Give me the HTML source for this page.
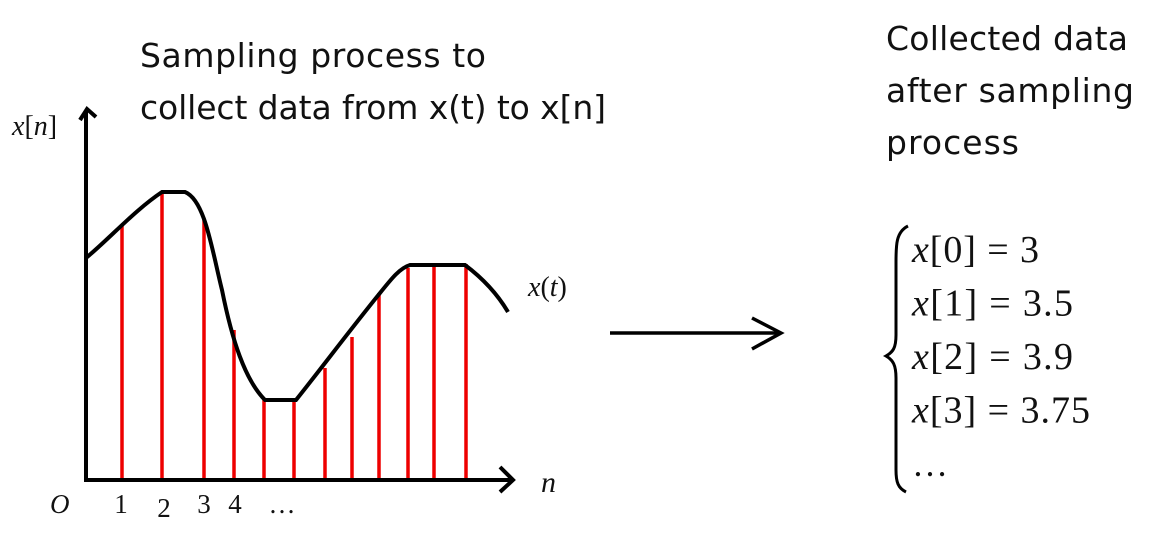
<!DOCTYPE html>
<html><head><meta charset="utf-8"><style>
body{margin:0;background:#fff;width:1154px;height:556px;overflow:hidden}
svg{display:block}
.t{font-family:"DejaVu Sans","Liberation Sans",sans-serif;font-size:33px;fill:#111}
.m{font-family:"Liberation Serif",serif;font-style:italic;fill:#111}
.r{font-family:"Liberation Serif",serif;fill:#111}
.u{font-style:normal}
</style></head><body>
<svg id="chart" width="1154" height="556" viewBox="0 0 1154 556">
<text class="t" x="140" y="67" textLength="346">Sampling process to</text>
<text class="t" x="140" y="119" textLength="466">collect data from x(t) to x[n]</text>
<text class="t" x="886" y="50" textLength="242">Collected data</text>
<text class="t" x="886" y="102" textLength="248">after sampling</text>
<text class="t" x="886" y="154" textLength="133">process</text>
<g id="samples"></g>
<path d="M86,258 C110,238 135,210 162,192 L185,192 C205,200 212,250 222,290 C232,340 245,380 265,400 L296,400 C320,370 350,330 380,293 C392,278 400,268 410,265 L465,265 C485,280 498,295 508,312" fill="none" stroke="#000" stroke-width="4"/>
<line x1="86" y1="480" x2="86" y2="110" stroke="#000" stroke-width="4"/>
<path d="M80,120 L87,109 L96,117" fill="none" stroke="#000" stroke-width="4"/>
<line x1="84" y1="480" x2="512" y2="480" stroke="#000" stroke-width="4"/>
<path d="M500,467 L513,480 L500,492" fill="none" stroke="#000" stroke-width="4"/>
<text class="m" x="12" y="135" font-size="28">x<tspan class="u">[</tspan>n<tspan class="u">]</tspan></text>
<text class="m" x="528" y="296" font-size="28">x<tspan class="u">(</tspan>t<tspan class="u">)</tspan></text>
<text class="m" x="541" y="492" font-size="30">n</text>
<text class="m" x="50" y="513" font-size="27">O</text>
<g id="ticks"></g>
<line x1="610" y1="333" x2="780" y2="333" stroke="#000" stroke-width="3.5"/>
<path d="M752,318 L781,333 L752,349" fill="none" stroke="#000" stroke-width="3.5"/>
<path d="M908,226 C896,232 896,245 896,262 L896,335 C896,348 893,352 886,356 C893,360 896,365 896,378 L896,470 C896,482 898,488 906,492" fill="none" stroke="#000" stroke-width="3"/>
<g id="eqs"></g>
</svg>
<script>
const sampleX = [86,122,162,204,234,264,294,325,352,379,408,434,466];
const sampleValues = [222,255,288,261,150,80,80,112,143,187,212,216,216];
const tickLabels = ["1","2","3","4","\u2026"];
const tickX = [121,164,204,235,282];
const eqIndex = ["0","1","2","3"];
const eqValues = ["3","3.5","3.9","3.75"];
const NS="http://www.w3.org/2000/svg";
const y = v => 480 - v;
const g = document.getElementById('samples');
sampleValues.forEach((v,i)=>{
  const l=document.createElementNS(NS,'line');
  
  
  l.setAttribute('x1',sampleX[i]);l.setAttribute('x2',sampleX[i]);
  l.setAttribute('y1',480);l.setAttribute('y2',y(v));
  l.setAttribute('stroke','#e00');l.setAttribute('stroke-width','3.5');
  g.appendChild(l);
});
const tg=document.getElementById('ticks');
tickLabels.forEach((t,i)=>{
  const e=document.createElementNS(NS,'text');
  
  
  e.setAttribute('class','r');e.setAttribute('font-size','27');
  e.setAttribute('x',tickX[i]);e.setAttribute('y',i==1?517:513);
  e.setAttribute('text-anchor','middle');
  e.textContent=t;tg.appendChild(e);
});
const eg=document.getElementById('eqs');
eqIndex.forEach((t,i)=>{
  const e=document.createElementNS(NS,'text');
  
  
  e.setAttribute('class','m');e.setAttribute('font-size','38');
  e.setAttribute('x',912);e.setAttribute('y',262+i*53.5);
  e.setAttribute('textLength',110+eqValues[i].length*17);
  e.innerHTML='x<tspan class="u">['+t+'] = '+eqValues[i]+'</tspan>';
  eg.appendChild(e);
});
const d=document.createElementNS(NS,'text');


d.setAttribute('class','r');d.setAttribute('font-size','36');
d.setAttribute('x',912);d.setAttribute('y',476);
d.textContent='\u2026';eg.appendChild(d);
</script>
</body></html>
________________
→ Requirements: Every line is to be duplicated exactly, though pictures stay out.

→ Task solution:
Give me the HTML source for this page.
<!DOCTYPE html>
<html><head><meta charset="utf-8"><style>
body{margin:0;background:#fff;width:1154px;height:556px;overflow:hidden}
svg{display:block}
.t{font-family:"DejaVu Sans","Liberation Sans",sans-serif;font-size:33px;fill:#111}
.m{font-family:"Liberation Serif",serif;font-style:italic;fill:#111}
.r{font-family:"Liberation Serif",serif;fill:#111}
.u{font-style:normal}
</style></head><body>
<svg id="chart" width="1154" height="556" viewBox="0 0 1154 556">
<text class="t" x="140" y="67" textLength="346">Sampling process to</text>
<text class="t" x="140" y="119" textLength="466">collect data from x(t) to x[n]</text>
<text class="t" x="886" y="50" textLength="242">Collected data</text>
<text class="t" x="886" y="102" textLength="248">after sampling</text>
<text class="t" x="886" y="154" textLength="133">process</text>
<g id="samples"></g>
<path d="M86,258 C110,238 135,210 162,192 L185,192 C205,200 212,250 222,290 C232,340 245,380 265,400 L296,400 C320,370 350,330 380,293 C392,278 400,268 410,265 L465,265 C485,280 498,295 508,312" fill="none" stroke="#000" stroke-width="4"/>
<line x1="86" y1="480" x2="86" y2="110" stroke="#000" stroke-width="4"/>
<path d="M80,120 L87,109 L96,117" fill="none" stroke="#000" stroke-width="4"/>
<line x1="84" y1="480" x2="512" y2="480" stroke="#000" stroke-width="4"/>
<path d="M500,467 L513,480 L500,492" fill="none" stroke="#000" stroke-width="4"/>
<text class="m" x="12" y="135" font-size="28">x<tspan class="u">[</tspan>n<tspan class="u">]</tspan></text>
<text class="m" x="528" y="296" font-size="28">x<tspan class="u">(</tspan>t<tspan class="u">)</tspan></text>
<text class="m" x="541" y="492" font-size="30">n</text>
<text class="m" x="50" y="513" font-size="27">O</text>
<g id="ticks"></g>
<line x1="610" y1="333" x2="780" y2="333" stroke="#000" stroke-width="3.5"/>
<path d="M752,318 L781,333 L752,349" fill="none" stroke="#000" stroke-width="3.5"/>
<path d="M908,226 C896,232 896,245 896,262 L896,335 C896,348 893,352 886,356 C893,360 896,365 896,378 L896,470 C896,482 898,488 906,492" fill="none" stroke="#000" stroke-width="3"/>
<g id="eqs"></g>
</svg>
<script>
const sampleX = [86,122,162,204,234,264,294,325,352,379,408,434,466];
const sampleValues = [222,255,288,261,150,80,80,112,143,187,212,216,216];
const tickLabels = ["1","2","3","4","\u2026"];
const tickX = [121,164,204,235,282];
const eqIndex = ["0","1","2","3"];
const eqValues = ["3","3.5","3.9","3.75"];
const NS="http://www.w3.org/2000/svg";
const y = v => 480 - v;
const g = document.getElementById('samples');
sampleValues.forEach((v,i)=>{
  const l=document.createElementNS(NS,'line');
  
  
  l.setAttribute('x1',sampleX[i]);l.setAttribute('x2',sampleX[i]);
  l.setAttribute('y1',480);l.setAttribute('y2',y(v));
  l.setAttribute('stroke','#e00');l.setAttribute('stroke-width','3.5');
  g.appendChild(l);
});
const tg=document.getElementById('ticks');
tickLabels.forEach((t,i)=>{
  const e=document.createElementNS(NS,'text');
  
  
  e.setAttribute('class','r');e.setAttribute('font-size','27');
  e.setAttribute('x',tickX[i]);e.setAttribute('y',i==1?517:513);
  e.setAttribute('text-anchor','middle');
  e.textContent=t;tg.appendChild(e);
});
const eg=document.getElementById('eqs');
eqIndex.forEach((t,i)=>{
  const e=document.createElementNS(NS,'text');
  
  
  e.setAttribute('class','m');e.setAttribute('font-size','38');
  e.setAttribute('x',912);e.setAttribute('y',262+i*53.5);
  e.setAttribute('textLength',110+eqValues[i].length*17);
  e.innerHTML='x<tspan class="u">['+t+'] = '+eqValues[i]+'</tspan>';
  eg.appendChild(e);
});
const d=document.createElementNS(NS,'text');


d.setAttribute('class','r');d.setAttribute('font-size','36');
d.setAttribute('x',912);d.setAttribute('y',476);
d.textContent='\u2026';eg.appendChild(d);
</script>
</body></html>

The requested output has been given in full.